When I first saw the movie "Notes on a Scandal," I was stunned at the story itself. This is one of the most entertaining and original films you could ever see (perhaps even particularly so for women) with two of the greatest actresses of our time together - how could any film-watcher go far wrong here?
"Notes on a Scandal" is based on the novel by Zoë Heller. Heller's book was inspired by the story of Mary Kay LeTourneau, but this story goes much further with the ultimate "What-Ifs."
(Please note: much of the story is told in this article. You're better off just seeing the film first knowing nothing in advance.)
Sheba is depressed. Life, even with all its blessings, has not been what she hoped. Something is wrong. Even Sheba's own mother has no understanding of her, and marginalizes and dismisses her. Sheba's depression and confusion get totally out of control when she takes a new job as a high school art teacher, and quickly loses all sense of judgment when a teenage boy gives her some teenage-boy attention.
Judi Dench plays Barbara, a public school teacher close to retirement, who is "single living alone with her cat." Barbara makes sense of her life through her utter disdain and contempt for every human being in her world.
Barbara makes no secret of her dismal opinions, and expresses them in her caustic narrative and conversations that are absolutely appalling and deathly hilarious at the same time. (Well, not all of her observations are hilarious - far from it. What's more, Barbara is writing down every last word in a series of journals that date back years.)
If you didn't know you were watching a mad melodrama, the relentless music by Philip Glass makes this crystal clear.
It's easy to look at this story in a surface way, and it's not so far off the map of real life. Now you can't go a month without reading about yet another female school teacher who has a sexual and emotional relationship with a student. "He's 15 years old!!" says Sheba's husband in frantic disbelief when he learns what his wife has done and realizes that she's likely to be arrested very soon, shattering not just his life but his children's lives. Sheba reminds her husband that he was her much older teacher too, and they had a passionate affair. But that, he says, was different - she was 20, and legally an adult.
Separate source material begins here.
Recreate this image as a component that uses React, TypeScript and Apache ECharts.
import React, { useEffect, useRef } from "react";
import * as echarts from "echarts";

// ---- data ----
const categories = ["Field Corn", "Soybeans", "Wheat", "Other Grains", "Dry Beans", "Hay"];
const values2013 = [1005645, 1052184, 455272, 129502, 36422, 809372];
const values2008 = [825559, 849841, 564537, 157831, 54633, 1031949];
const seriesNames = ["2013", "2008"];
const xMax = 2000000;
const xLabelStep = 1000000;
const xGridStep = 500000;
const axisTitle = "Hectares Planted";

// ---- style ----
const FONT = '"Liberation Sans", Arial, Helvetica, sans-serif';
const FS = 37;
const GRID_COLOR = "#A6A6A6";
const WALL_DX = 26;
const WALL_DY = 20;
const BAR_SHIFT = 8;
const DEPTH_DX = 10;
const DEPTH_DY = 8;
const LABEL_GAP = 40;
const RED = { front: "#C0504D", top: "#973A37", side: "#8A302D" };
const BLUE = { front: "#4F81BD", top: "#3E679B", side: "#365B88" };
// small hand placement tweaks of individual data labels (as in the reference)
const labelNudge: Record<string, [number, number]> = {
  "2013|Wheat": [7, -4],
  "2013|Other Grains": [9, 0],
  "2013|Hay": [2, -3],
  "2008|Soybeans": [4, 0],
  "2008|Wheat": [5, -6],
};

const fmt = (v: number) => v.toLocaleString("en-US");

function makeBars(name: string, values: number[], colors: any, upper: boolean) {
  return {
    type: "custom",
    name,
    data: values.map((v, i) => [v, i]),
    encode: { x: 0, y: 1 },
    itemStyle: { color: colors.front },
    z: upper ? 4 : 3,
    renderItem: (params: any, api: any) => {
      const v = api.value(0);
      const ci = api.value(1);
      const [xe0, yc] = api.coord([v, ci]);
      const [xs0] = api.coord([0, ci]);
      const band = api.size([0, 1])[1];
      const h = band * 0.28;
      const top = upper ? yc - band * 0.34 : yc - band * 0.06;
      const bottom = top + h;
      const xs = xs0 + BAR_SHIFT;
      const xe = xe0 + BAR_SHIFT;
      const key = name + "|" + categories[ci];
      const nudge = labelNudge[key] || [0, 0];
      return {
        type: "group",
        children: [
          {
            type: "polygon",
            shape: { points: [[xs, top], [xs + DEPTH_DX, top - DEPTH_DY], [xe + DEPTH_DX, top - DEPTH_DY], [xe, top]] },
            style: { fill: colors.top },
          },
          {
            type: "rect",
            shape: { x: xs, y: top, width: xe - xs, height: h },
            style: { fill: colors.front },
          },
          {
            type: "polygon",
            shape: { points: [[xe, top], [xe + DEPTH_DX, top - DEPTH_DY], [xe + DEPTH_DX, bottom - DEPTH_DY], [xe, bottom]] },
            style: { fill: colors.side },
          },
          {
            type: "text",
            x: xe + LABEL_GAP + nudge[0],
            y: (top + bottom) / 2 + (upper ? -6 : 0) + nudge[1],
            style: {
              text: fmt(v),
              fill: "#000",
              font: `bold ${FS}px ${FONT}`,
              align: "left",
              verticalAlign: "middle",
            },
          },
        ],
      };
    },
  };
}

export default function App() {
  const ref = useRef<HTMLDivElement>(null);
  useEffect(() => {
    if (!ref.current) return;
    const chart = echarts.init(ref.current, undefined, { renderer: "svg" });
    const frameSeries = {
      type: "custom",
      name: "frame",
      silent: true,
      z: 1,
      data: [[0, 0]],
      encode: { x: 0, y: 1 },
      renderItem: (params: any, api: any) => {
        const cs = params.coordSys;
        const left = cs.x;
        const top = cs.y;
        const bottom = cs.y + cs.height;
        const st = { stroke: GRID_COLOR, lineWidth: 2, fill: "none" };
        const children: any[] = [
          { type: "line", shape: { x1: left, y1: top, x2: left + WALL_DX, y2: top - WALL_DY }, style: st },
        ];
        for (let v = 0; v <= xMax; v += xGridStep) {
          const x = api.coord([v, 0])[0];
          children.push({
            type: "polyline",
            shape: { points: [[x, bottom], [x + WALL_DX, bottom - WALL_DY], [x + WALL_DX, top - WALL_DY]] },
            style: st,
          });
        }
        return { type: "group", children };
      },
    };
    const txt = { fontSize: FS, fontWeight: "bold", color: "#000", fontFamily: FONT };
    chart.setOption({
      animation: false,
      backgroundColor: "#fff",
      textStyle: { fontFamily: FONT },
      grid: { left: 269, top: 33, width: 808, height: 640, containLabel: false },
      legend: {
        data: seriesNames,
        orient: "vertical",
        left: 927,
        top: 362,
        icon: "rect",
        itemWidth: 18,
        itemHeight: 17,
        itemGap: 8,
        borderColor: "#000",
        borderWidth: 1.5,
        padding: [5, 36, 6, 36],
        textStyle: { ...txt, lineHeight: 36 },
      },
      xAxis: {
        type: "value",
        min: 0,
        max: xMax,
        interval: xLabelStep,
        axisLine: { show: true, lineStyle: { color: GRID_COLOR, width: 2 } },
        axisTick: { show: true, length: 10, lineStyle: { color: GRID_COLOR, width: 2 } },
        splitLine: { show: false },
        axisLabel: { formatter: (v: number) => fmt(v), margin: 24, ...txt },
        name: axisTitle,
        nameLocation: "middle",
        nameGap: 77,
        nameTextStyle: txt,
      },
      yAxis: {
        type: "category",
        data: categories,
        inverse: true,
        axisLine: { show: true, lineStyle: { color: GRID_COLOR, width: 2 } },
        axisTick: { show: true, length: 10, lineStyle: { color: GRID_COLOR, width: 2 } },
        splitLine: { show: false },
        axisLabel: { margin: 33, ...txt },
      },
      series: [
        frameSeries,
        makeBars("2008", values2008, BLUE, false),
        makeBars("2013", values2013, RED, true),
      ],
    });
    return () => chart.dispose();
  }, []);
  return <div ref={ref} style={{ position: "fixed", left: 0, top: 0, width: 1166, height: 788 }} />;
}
Bill Nighy is wonderful as Sheba's husband, and Michael Maloney is truly funny as the principal of the school who has to put up with Barbara's contempt for him, the other teachers, and of course, the students. He's beyond thrilled when he finally has a reason to force her to take "early retirement."
Perhaps you will ask yourself, which of these two fascinating characters are you more like? Or can you even see a bit of yourself in both of them, to some degree? I don't think too many women will draw that conclusion rapidly, but perhaps you will somehow find sympathy, not only for Sheba, but even for Barbara. Both actresses in this movie give performances which are utterly perfect. Highly recommended.